Jenkins understands what a lot of folks don’t and that’s that negotiation is key to getting what you want.

“There’s something to be learned from each philosophy. When we were meeting with the league, we recognized significant opportunity to collaborate, but we understand that there have to be non-negotiables. We are not watering down the message for anything. There is a time to be stubborn, and a time to negotiate. We learn from those who have done that before.”

Of course, as he says, there are some things that are non-negotiable—justice, freedom and equality, for example. 

However, that doesn’t mean we can’t take advantage of help offered by the other side. 

Like Jenkins says, “Whether the NFL truly wanted to help, or whether they were concerned about the bottom dollar and wanted to move past the negative publicity, they leaned in.”
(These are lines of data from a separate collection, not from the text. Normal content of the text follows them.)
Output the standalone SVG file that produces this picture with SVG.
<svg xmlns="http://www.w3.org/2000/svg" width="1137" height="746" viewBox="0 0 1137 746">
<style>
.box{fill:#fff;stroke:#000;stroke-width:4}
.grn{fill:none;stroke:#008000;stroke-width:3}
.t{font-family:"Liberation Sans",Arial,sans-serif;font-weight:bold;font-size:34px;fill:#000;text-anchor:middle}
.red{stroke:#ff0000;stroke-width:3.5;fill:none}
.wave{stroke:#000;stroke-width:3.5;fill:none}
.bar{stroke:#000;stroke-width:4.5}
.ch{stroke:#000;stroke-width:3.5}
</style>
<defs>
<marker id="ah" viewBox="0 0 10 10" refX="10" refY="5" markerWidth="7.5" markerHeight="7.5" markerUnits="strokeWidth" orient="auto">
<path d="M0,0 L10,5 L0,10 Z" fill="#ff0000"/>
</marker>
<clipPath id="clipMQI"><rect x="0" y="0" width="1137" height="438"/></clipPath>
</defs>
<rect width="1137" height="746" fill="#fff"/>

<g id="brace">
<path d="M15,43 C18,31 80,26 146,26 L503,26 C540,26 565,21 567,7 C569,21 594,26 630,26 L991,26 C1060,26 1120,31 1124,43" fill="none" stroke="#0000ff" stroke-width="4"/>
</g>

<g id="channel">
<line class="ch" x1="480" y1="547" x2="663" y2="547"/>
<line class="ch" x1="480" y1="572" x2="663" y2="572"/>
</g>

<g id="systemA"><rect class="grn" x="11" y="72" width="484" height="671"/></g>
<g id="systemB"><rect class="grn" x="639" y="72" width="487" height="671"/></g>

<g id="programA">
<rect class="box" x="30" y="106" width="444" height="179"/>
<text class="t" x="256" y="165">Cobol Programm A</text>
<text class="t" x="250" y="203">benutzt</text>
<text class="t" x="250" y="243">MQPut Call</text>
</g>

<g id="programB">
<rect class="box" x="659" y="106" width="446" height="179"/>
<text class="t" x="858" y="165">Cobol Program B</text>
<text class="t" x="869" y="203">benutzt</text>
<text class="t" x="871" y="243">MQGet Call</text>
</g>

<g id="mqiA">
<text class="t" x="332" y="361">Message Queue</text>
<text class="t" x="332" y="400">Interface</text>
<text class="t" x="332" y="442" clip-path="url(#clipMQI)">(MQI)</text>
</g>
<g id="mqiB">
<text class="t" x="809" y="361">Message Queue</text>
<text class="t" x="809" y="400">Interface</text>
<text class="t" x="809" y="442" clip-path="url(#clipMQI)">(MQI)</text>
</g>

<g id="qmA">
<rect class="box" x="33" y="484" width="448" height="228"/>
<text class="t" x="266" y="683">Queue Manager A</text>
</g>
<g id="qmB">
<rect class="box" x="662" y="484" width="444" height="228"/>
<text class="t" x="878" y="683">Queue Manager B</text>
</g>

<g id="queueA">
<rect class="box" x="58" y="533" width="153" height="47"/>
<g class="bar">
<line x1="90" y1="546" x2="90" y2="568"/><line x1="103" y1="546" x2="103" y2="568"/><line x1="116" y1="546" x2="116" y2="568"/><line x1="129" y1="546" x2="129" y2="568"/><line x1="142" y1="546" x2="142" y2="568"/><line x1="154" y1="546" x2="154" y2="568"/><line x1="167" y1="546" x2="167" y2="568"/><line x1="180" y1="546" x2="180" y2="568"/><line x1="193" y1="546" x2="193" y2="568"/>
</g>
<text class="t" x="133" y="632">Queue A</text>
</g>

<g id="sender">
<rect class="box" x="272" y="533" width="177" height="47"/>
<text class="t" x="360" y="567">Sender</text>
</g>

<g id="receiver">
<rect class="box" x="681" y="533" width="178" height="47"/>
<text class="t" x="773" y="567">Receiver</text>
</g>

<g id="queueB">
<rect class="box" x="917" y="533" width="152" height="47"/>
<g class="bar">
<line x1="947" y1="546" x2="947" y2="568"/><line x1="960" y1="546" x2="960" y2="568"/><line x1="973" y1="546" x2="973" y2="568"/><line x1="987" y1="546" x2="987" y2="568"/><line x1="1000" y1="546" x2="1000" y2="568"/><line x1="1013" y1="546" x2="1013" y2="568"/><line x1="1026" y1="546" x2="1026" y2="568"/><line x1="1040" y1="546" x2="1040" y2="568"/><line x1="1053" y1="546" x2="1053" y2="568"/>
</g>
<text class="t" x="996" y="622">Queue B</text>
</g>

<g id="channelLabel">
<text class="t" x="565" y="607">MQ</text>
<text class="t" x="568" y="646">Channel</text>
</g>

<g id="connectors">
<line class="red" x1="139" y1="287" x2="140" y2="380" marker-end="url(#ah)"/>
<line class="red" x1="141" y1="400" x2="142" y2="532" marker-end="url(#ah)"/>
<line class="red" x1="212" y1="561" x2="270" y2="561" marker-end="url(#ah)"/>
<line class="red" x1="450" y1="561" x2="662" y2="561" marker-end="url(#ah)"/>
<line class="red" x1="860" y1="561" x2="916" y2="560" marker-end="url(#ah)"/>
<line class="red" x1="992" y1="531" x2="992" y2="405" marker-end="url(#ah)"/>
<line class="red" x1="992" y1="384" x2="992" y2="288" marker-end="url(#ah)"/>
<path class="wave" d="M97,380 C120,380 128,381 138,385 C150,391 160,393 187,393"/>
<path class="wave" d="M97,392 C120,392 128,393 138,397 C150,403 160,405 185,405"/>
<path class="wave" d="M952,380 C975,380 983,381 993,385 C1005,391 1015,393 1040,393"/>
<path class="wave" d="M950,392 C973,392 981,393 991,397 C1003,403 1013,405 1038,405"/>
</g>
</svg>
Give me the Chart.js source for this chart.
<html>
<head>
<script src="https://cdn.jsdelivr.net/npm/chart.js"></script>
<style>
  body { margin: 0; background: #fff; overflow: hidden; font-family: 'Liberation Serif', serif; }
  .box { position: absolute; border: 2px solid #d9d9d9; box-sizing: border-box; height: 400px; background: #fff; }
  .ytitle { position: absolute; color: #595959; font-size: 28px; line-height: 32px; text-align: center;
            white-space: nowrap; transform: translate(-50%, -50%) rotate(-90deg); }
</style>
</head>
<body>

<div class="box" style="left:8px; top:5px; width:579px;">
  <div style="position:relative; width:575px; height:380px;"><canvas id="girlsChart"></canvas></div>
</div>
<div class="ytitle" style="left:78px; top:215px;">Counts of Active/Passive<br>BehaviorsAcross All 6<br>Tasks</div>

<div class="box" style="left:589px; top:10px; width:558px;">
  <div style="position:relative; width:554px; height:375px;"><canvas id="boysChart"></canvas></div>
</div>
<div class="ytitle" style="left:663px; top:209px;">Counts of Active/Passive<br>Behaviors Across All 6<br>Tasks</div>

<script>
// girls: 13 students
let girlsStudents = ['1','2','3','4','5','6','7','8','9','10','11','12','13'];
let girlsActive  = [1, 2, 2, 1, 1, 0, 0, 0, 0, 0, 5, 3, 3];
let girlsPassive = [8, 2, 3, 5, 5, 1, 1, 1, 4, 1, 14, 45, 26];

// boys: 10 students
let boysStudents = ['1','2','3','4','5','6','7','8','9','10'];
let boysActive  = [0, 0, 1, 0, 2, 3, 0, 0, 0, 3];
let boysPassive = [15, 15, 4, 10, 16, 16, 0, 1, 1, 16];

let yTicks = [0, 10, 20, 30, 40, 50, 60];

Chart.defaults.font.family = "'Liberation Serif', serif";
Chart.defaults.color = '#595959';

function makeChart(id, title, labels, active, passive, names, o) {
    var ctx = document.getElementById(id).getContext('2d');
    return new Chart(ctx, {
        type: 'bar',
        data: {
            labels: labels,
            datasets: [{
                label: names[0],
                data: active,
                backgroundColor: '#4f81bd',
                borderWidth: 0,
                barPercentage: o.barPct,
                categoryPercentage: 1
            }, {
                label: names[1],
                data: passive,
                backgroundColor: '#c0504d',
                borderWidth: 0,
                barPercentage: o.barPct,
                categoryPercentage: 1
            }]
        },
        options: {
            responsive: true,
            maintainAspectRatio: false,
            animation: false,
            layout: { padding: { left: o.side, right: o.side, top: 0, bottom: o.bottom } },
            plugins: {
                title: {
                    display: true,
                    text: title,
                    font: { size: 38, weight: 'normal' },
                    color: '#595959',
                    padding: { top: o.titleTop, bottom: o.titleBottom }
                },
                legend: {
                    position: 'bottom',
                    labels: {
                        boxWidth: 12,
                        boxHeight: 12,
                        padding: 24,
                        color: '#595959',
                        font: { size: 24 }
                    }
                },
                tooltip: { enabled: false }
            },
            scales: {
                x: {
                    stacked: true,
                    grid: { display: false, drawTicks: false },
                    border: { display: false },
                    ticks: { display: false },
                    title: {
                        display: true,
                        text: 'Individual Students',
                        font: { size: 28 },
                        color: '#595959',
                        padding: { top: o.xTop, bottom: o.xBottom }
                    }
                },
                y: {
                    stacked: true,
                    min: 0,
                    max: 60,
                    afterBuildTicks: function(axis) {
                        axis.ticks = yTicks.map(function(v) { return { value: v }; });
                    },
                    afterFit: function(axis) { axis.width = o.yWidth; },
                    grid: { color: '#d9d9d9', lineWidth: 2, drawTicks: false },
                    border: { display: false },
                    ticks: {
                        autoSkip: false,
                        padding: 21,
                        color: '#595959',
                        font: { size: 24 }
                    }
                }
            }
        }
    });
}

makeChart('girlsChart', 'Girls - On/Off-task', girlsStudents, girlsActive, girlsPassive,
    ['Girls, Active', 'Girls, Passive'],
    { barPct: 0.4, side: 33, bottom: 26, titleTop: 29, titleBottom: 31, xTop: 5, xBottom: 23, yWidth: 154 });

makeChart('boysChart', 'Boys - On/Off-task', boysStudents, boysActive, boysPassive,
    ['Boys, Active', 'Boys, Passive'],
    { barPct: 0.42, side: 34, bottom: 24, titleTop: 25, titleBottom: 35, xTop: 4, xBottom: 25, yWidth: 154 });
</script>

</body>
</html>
When it comes to activism and protesting, there will always be disagreements about the right form of action – whether it is better to resist or give in. However, we have to remember that the goal is, and has always been, to come together despite our differences in thought.

The other side wants to see us broken.“Pit race against race, religion against religion, prejudice against prejudice. Divide and conquer!” But Eleanor Roosevelt once said, “We must not let that happen here.”